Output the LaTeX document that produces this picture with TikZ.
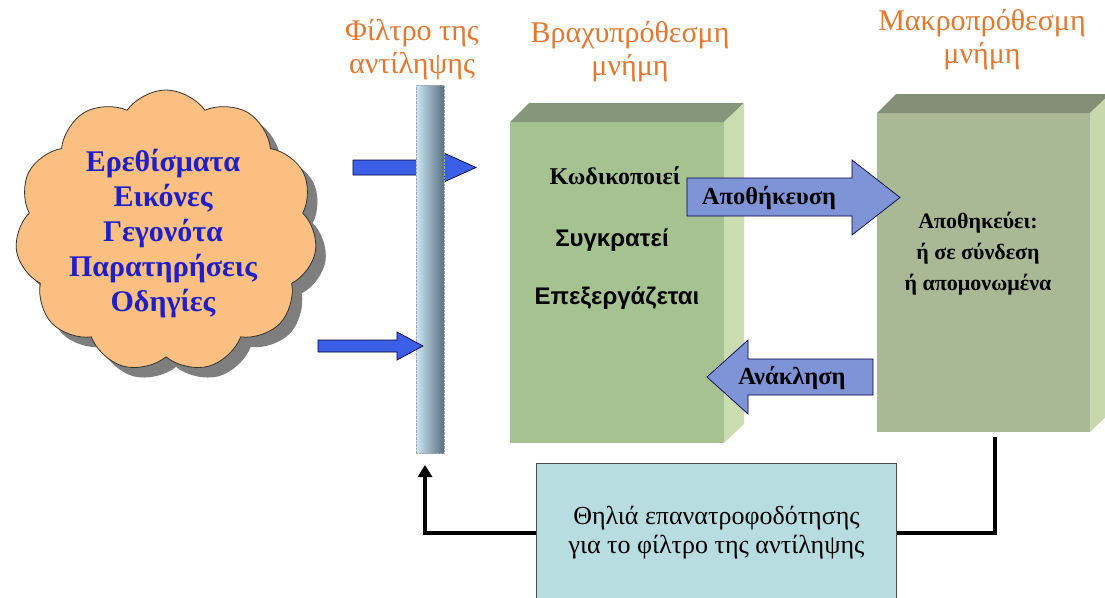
\documentclass[tikz,border=0pt]{standalone}
\usepackage{fontspec}
\setmainfont{Liberation Serif}
\setsansfont{Liberation Sans}
\usetikzlibrary{shapes.symbols,arrows.meta}
\definecolor{cloudfill}{HTML}{FBBF82}
\definecolor{cloudshadowc}{HTML}{7E7E7E}
\definecolor{cloudtext}{HTML}{1F1FC8}
\definecolor{titleorange}{HTML}{E5782E}
\definecolor{stmfront}{HTML}{A6C290}
\definecolor{stmtop}{HTML}{85977A}
\definecolor{stmside}{HTML}{C9DDB0}
\definecolor{ltmfront}{HTML}{AAB995}
\definecolor{ltmtop}{HTML}{838F76}
\definecolor{ltmside}{HTML}{C7D8AD}
\definecolor{blockarrow}{HTML}{7F94D6}
\definecolor{bluearrow}{HTML}{3B5FE6}
\definecolor{fbfill}{HTML}{B8DDE1}
\definecolor{barlight}{HTML}{CDE7F6}
\definecolor{bardark}{HTML}{587180}
\tikzset{
  cloudbase/.style={cloud, cloud puffs=11, cloud puff arc=110, cloud ignores aspect,
    minimum width=302pt, minimum height=282pt, inner sep=0pt},
  cloudmain/.style={cloudbase, fill=cloudfill, draw=black!80, line width=0.8pt},
  cloudshade/.style={cloudbase, fill=cloudshadowc, draw=none},
  cloudlabel/.style={align=center, text=cloudtext, font=\fontsize{30}{35}\selectfont\bfseries},
  titlelabel/.style={align=center, text=titleorange, font=\fontsize{30}{33}\selectfont},
  filterbar/.style={rectangle, minimum width=28pt, minimum height=368pt, inner sep=0pt, outer sep=0pt,
    left color=barlight, right color=bardark, draw=gray!70, densely dotted, line width=0.4pt},
  bluearr/.style={fill=bluearrow, draw=black!75!blue, line width=0.7pt},
  blockarr/.style={fill=blockarrow, draw=black!70!blue, line width=0.7pt},
  stmface/.style={rectangle, minimum width=214pt, minimum height=321pt, inner sep=0pt, outer sep=0pt, fill=stmfront},
  ltmface/.style={rectangle, minimum width=213pt, minimum height=319pt, inner sep=0pt, outer sep=0pt, fill=ltmfront},
  serifbold/.style={font=\fontsize{24}{28}\selectfont\bfseries},
  sansbold/.style={font=\fontsize{24}{28}\selectfont\sffamily\bfseries},
  arrlabel/.style={font=\fontsize{24.5}{28}\selectfont\bfseries},
  ltmlabel/.style={align=center, font=\fontsize{22}{31}\selectfont\bfseries},
  fbbox/.style={rectangle, minimum width=360pt, minimum height=140pt, inner sep=0pt, fill=fbfill,
    draw=black!70, line width=0.6pt, align=center, font=\fontsize{26}{29}\selectfont},
  fbline/.style={line width=4pt, black}
}
\begin{document}
\begin{tikzpicture}[x=1pt,y=-1pt]
\useasboundingbox (0,0) rectangle (1105,597);
\fill[white] (0,0) rectangle (1105,597);
% cloud
\node[cloudshade] (cloudsh) at (176,241) {};
\node[cloudmain] (cloud) at (166,231) {};
\node[cloudlabel] (cloudtxt) at (163,234) {Ερεθίσματα\\Εικόνες\\Γεγονότα\\Παρατηρήσεις\\Οδηγίες};
% titles
\node[titlelabel] (t1) at (412,50) {Φίλτρο της\\αντίληψης};
\node[titlelabel] (t2) at (630,52) {Βραχυπρόθεσμη\\μνήμη};
\node[titlelabel] (t3) at (982,40) {Μακροπρόθεσμη\\μνήμη};
% upper input arrow (behind the filter)
\draw[bluearr] (353,160) -- (444,160) -- (444,153) -- (476,167.5) -- (444,182) -- (444,175) -- (353,175) -- cycle;
% filter bar
\node[filterbar] (bar) at (430,269) {};
% lower input arrow
\draw[bluearr] (318,340) -- (397,340) -- (397,332) -- (423,346) -- (397,360) -- (397,352) -- (318,352) -- cycle;
% short-term memory box
\node[stmface] (stm) at (617,282.5) {};
\fill[stmtop] (stm.north west) -- ([shift={(19,-19)}]stm.north west) -- ([shift={(20,-19)}]stm.north east) -- (stm.north east) -- cycle;
\fill[stmside] (stm.north east) -- ([shift={(20,-19)}]stm.north east) -- ([shift={(20,-19)}]stm.south east) -- (stm.south east) -- cycle;
\node[serifbold] (s1) at (615,176) {Κωδικοποιεί};
\node[sansbold] (s2) at (612,240) {Συγκρατεί};
\node[sansbold] (s3) at (617,298) {Επεξεργάζεται};
% long-term memory box
\node[ltmface] (ltm) at (983.5,272.5) {};
\fill[ltmtop] (ltm.north west) -- ([shift={(19,-19)}]ltm.north west) -- ([shift={(20,-19)}]ltm.north east) -- (ltm.north east) -- cycle;
\fill[ltmside] (ltm.north east) -- ([shift={(20,-19)}]ltm.north east) -- ([shift={(20,-19)}]ltm.south east) -- (ltm.south east) -- cycle;
\node[ltmlabel] (ltmtxt) at (978,254) {Αποθηκεύει:\\ή σε σύνδεση\\ή απομονωμένα};
% store arrow
\draw[blockarr] (687,178) -- (852,178) -- (852,160) -- (900,197.5) -- (852,235) -- (852,216) -- (687,216) -- cycle;
\node[arrlabel] (store) at (769,198) {Αποθήκευση};
% recall arrow
\draw[blockarr] (873,359) -- (748,359) -- (748,340) -- (707,377) -- (748,414) -- (748,395) -- (873,395) -- cycle;
\node[arrlabel] (recall) at (792,378) {Ανάκληση};
% feedback
\node[fbbox] (fb) at (716.5,533) {Θηλιά επανατροφοδότησης\\για το φίλτρο της αντίληψης};
\coordinate (ltmout) at (995,437);
\coordinate (bartip) at (425,465);
\draw[fbline] (ltmout) |- (fb.east);
\draw[fbline,-{Triangle[length=12pt,width=14pt]}] (fb.west) -| (bartip);
\end{tikzpicture}
\end{document}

********

_WHAT THIS TASK INVOLVES_. All the lines above are to be given again exactly as they read, with the pictures removed.

_RESPONSE FOR THIS EXERCISE_.
Output the LaTeX document that produces this picture with TikZ.
\documentclass[tikz,border=0pt]{standalone}
\usepackage{fontspec}
\setmainfont{Liberation Serif}
\setsansfont{Liberation Sans}
\usetikzlibrary{shapes.symbols,arrows.meta}
\definecolor{cloudfill}{HTML}{FBBF82}
\definecolor{cloudshadowc}{HTML}{7E7E7E}
\definecolor{cloudtext}{HTML}{1F1FC8}
\definecolor{titleorange}{HTML}{E5782E}
\definecolor{stmfront}{HTML}{A6C290}
\definecolor{stmtop}{HTML}{85977A}
\definecolor{stmside}{HTML}{C9DDB0}
\definecolor{ltmfront}{HTML}{AAB995}
\definecolor{ltmtop}{HTML}{838F76}
\definecolor{ltmside}{HTML}{C7D8AD}
\definecolor{blockarrow}{HTML}{7F94D6}
\definecolor{bluearrow}{HTML}{3B5FE6}
\definecolor{fbfill}{HTML}{B8DDE1}
\definecolor{barlight}{HTML}{CDE7F6}
\definecolor{bardark}{HTML}{587180}
\tikzset{
  cloudbase/.style={cloud, cloud puffs=11, cloud puff arc=110, cloud ignores aspect,
    minimum width=302pt, minimum height=282pt, inner sep=0pt},
  cloudmain/.style={cloudbase, fill=cloudfill, draw=black!80, line width=0.8pt},
  cloudshade/.style={cloudbase, fill=cloudshadowc, draw=none},
  cloudlabel/.style={align=center, text=cloudtext, font=\fontsize{30}{35}\selectfont\bfseries},
  titlelabel/.style={align=center, text=titleorange, font=\fontsize{30}{33}\selectfont},
  filterbar/.style={rectangle, minimum width=28pt, minimum height=368pt, inner sep=0pt, outer sep=0pt,
    left color=barlight, right color=bardark, draw=gray!70, densely dotted, line width=0.4pt},
  bluearr/.style={fill=bluearrow, draw=black!75!blue, line width=0.7pt},
  blockarr/.style={fill=blockarrow, draw=black!70!blue, line width=0.7pt},
  stmface/.style={rectangle, minimum width=214pt, minimum height=321pt, inner sep=0pt, outer sep=0pt, fill=stmfront},
  ltmface/.style={rectangle, minimum width=213pt, minimum height=319pt, inner sep=0pt, outer sep=0pt, fill=ltmfront},
  serifbold/.style={font=\fontsize{24}{28}\selectfont\bfseries},
  sansbold/.style={font=\fontsize{24}{28}\selectfont\sffamily\bfseries},
  arrlabel/.style={font=\fontsize{24.5}{28}\selectfont\bfseries},
  ltmlabel/.style={align=center, font=\fontsize{22}{31}\selectfont\bfseries},
  fbbox/.style={rectangle, minimum width=360pt, minimum height=140pt, inner sep=0pt, fill=fbfill,
    draw=black!70, line width=0.6pt, align=center, font=\fontsize{26}{29}\selectfont},
  fbline/.style={line width=4pt, black}
}
\begin{document}
\begin{tikzpicture}[x=1pt,y=-1pt]
\useasboundingbox (0,0) rectangle (1105,597);
\fill[white] (0,0) rectangle (1105,597);
% cloud
\node[cloudshade] (cloudsh) at (176,241) {};
\node[cloudmain] (cloud) at (166,231) {};
\node[cloudlabel] (cloudtxt) at (163,234) {Ερεθίσματα\\Εικόνες\\Γεγονότα\\Παρατηρήσεις\\Οδηγίες};
% titles
\node[titlelabel] (t1) at (412,50) {Φίλτρο της\\αντίληψης};
\node[titlelabel] (t2) at (630,52) {Βραχυπρόθεσμη\\μνήμη};
\node[titlelabel] (t3) at (982,40) {Μακροπρόθεσμη\\μνήμη};
% upper input arrow (behind the filter)
\draw[bluearr] (353,160) -- (444,160) -- (444,153) -- (476,167.5) -- (444,182) -- (444,175) -- (353,175) -- cycle;
% filter bar
\node[filterbar] (bar) at (430,269) {};
% lower input arrow
\draw[bluearr] (318,340) -- (397,340) -- (397,332) -- (423,346) -- (397,360) -- (397,352) -- (318,352) -- cycle;
% short-term memory box
\node[stmface] (stm) at (617,282.5) {};
\fill[stmtop] (stm.north west) -- ([shift={(19,-19)}]stm.north west) -- ([shift={(20,-19)}]stm.north east) -- (stm.north east) -- cycle;
\fill[stmside] (stm.north east) -- ([shift={(20,-19)}]stm.north east) -- ([shift={(20,-19)}]stm.south east) -- (stm.south east) -- cycle;
\node[serifbold] (s1) at (615,176) {Κωδικοποιεί};
\node[sansbold] (s2) at (612,240) {Συγκρατεί};
\node[sansbold] (s3) at (617,298) {Επεξεργάζεται};
% long-term memory box
\node[ltmface] (ltm) at (983.5,272.5) {};
\fill[ltmtop] (ltm.north west) -- ([shift={(19,-19)}]ltm.north west) -- ([shift={(20,-19)}]ltm.north east) -- (ltm.north east) -- cycle;
\fill[ltmside] (ltm.north east) -- ([shift={(20,-19)}]ltm.north east) -- ([shift={(20,-19)}]ltm.south east) -- (ltm.south east) -- cycle;
\node[ltmlabel] (ltmtxt) at (978,254) {Αποθηκεύει:\\ή σε σύνδεση\\ή απομονωμένα};
% store arrow
\draw[blockarr] (687,178) -- (852,178) -- (852,160) -- (900,197.5) -- (852,235) -- (852,216) -- (687,216) -- cycle;
\node[arrlabel] (store) at (769,198) {Αποθήκευση};
% recall arrow
\draw[blockarr] (873,359) -- (748,359) -- (748,340) -- (707,377) -- (748,414) -- (748,395) -- (873,395) -- cycle;
\node[arrlabel] (recall) at (792,378) {Ανάκληση};
% feedback
\node[fbbox] (fb) at (716.5,533) {Θηλιά επανατροφοδότησης\\για το φίλτρο της αντίληψης};
\coordinate (ltmout) at (995,437);
\coordinate (bartip) at (425,465);
\draw[fbline] (ltmout) |- (fb.east);
\draw[fbline,-{Triangle[length=12pt,width=14pt]}] (fb.west) -| (bartip);
\end{tikzpicture}
\end{document}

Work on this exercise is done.